▶ Task requirements
Pictures within the data are to be left out; everything else must be reproduced exactly.

▶ Data
****************

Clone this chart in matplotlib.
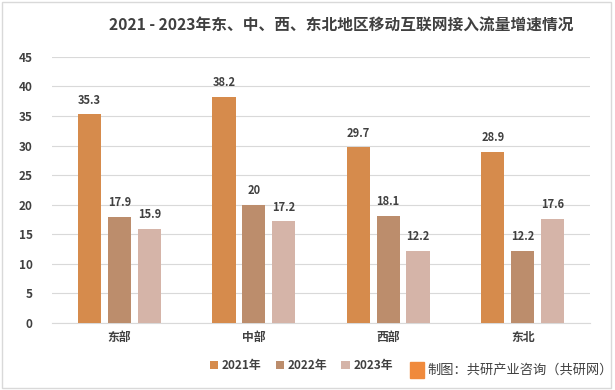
import matplotlib
matplotlib.use("Agg")
import matplotlib.pyplot as plt
import numpy as np
from matplotlib.patches import Rectangle

plt.rcParams['font.family'] = ['Noto Sans CJK SC', 'DejaVu Sans']

categories = ["东部", "中部", "西部", "东北"]
series_names = ["2021年", "2022年", "2023年"]
v2021 = [35.3, 38.2, 29.7, 28.9]
v2022 = [17.9, 20, 18.1, 12.2]
v2023 = [15.9, 17.2, 12.2, 17.6]
colors = ["#D68B4C", "#BC8D6C", "#D5B4A8"]
title = "2021 - 2023年东、中、西、东北地区移动互联网接入流量增速情况"

fig = plt.figure(figsize=(6.15, 3.9), dpi=100)
ax = fig.add_axes([0.085, 0.172, 0.874, 0.682])

x = np.arange(len(categories))
pitch = 0.222
width = 0.172
for i, (vals, name, c) in enumerate(zip([v2021, v2022, v2023], series_names, colors)):
    bars = ax.bar(x + (i - 1) * pitch, vals, width, color=c, label=name, zorder=3)
    for b, v in zip(bars, vals):
        ax.text(b.get_x() + b.get_width() / 2, v + 1.3, f"{v:g}", ha="center", va="bottom",
                fontsize=8, fontweight="bold", color="#404040")

ax.set_xlim(-0.5, 3.5)
ax.set_ylim(0, 45)
ax.set_yticks(np.arange(0, 46, 5))
ax.set_xticks(x)
ax.set_xticklabels(categories, fontsize=8.5, fontweight="bold", color="#404040")
ax.tick_params(axis="y", labelsize=8.5, colors="#404040", length=0, pad=14)
ax.tick_params(axis="x", length=0, pad=6)
for lbl in ax.get_yticklabels():
    lbl.set_fontweight("bold")
ax.grid(axis="y", color="#D9D9D9", linewidth=0.8, zorder=0)
for s in ["top", "right", "left"]:
    ax.spines[s].set_visible(False)
ax.spines["bottom"].set_color("#D9D9D9")

fig.text(0.555, 0.935, title, ha="center", va="center", fontsize=11.3, fontweight="bold", color="#404040")

leg = fig.legend(loc="center", bbox_to_anchor=(0.49, 0.063), ncol=3, frameon=False,
                 fontsize=8.5, handlelength=0.7, handleheight=0.7, handletextpad=0.3, columnspacing=1.2)
for t in leg.get_texts():
    t.set_color("#404040")
    t.set_fontweight("bold")

fig.text(0.695, 0.05, "制图：共研产业咨询（共研网）", ha="left", va="center", fontsize=9.5, color="#404040")
fig.patches.append(Rectangle((0.667, 0.03), 0.022, 0.042, transform=fig.transFigure,
                             color="#F08A3C", zorder=1))

fig.patches.append(Rectangle((0.004, 0.006), 0.99, 0.988, transform=fig.transFigure,
                             fill=False, edgecolor="#D9D9D9", linewidth=1))

fig.savefig("out.png", dpi=100)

****************

▶ Task solution
Clone this chart in matplotlib.
import matplotlib
matplotlib.use("Agg")
import matplotlib.pyplot as plt
import numpy as np
from matplotlib.patches import Rectangle

plt.rcParams['font.family'] = ['Noto Sans CJK SC', 'DejaVu Sans']

categories = ["东部", "中部", "西部", "东北"]
series_names = ["2021年", "2022年", "2023年"]
v2021 = [35.3, 38.2, 29.7, 28.9]
v2022 = [17.9, 20, 18.1, 12.2]
v2023 = [15.9, 17.2, 12.2, 17.6]
colors = ["#D68B4C", "#BC8D6C", "#D5B4A8"]
title = "2021 - 2023年东、中、西、东北地区移动互联网接入流量增速情况"

fig = plt.figure(figsize=(6.15, 3.9), dpi=100)
ax = fig.add_axes([0.085, 0.172, 0.874, 0.682])

x = np.arange(len(categories))
pitch = 0.222
width = 0.172
for i, (vals, name, c) in enumerate(zip([v2021, v2022, v2023], series_names, colors)):
    bars = ax.bar(x + (i - 1) * pitch, vals, width, color=c, label=name, zorder=3)
    for b, v in zip(bars, vals):
        ax.text(b.get_x() + b.get_width() / 2, v + 1.3, f"{v:g}", ha="center", va="bottom",
                fontsize=8, fontweight="bold", color="#404040")

ax.set_xlim(-0.5, 3.5)
ax.set_ylim(0, 45)
ax.set_yticks(np.arange(0, 46, 5))
ax.set_xticks(x)
ax.set_xticklabels(categories, fontsize=8.5, fontweight="bold", color="#404040")
ax.tick_params(axis="y", labelsize=8.5, colors="#404040", length=0, pad=14)
ax.tick_params(axis="x", length=0, pad=6)
for lbl in ax.get_yticklabels():
    lbl.set_fontweight("bold")
ax.grid(axis="y", color="#D9D9D9", linewidth=0.8, zorder=0)
for s in ["top", "right", "left"]:
    ax.spines[s].set_visible(False)
ax.spines["bottom"].set_color("#D9D9D9")

fig.text(0.555, 0.935, title, ha="center", va="center", fontsize=11.3, fontweight="bold", color="#404040")

leg = fig.legend(loc="center", bbox_to_anchor=(0.49, 0.063), ncol=3, frameon=False,
                 fontsize=8.5, handlelength=0.7, handleheight=0.7, handletextpad=0.3, columnspacing=1.2)
for t in leg.get_texts():
    t.set_color("#404040")
    t.set_fontweight("bold")

fig.text(0.695, 0.05, "制图：共研产业咨询（共研网）", ha="left", va="center", fontsize=9.5, color="#404040")
fig.patches.append(Rectangle((0.667, 0.03), 0.022, 0.042, transform=fig.transFigure,
                             color="#F08A3C", zorder=1))

fig.patches.append(Rectangle((0.004, 0.006), 0.99, 0.988, transform=fig.transFigure,
                             fill=False, edgecolor="#D9D9D9", linewidth=1))

fig.savefig("out.png", dpi=100)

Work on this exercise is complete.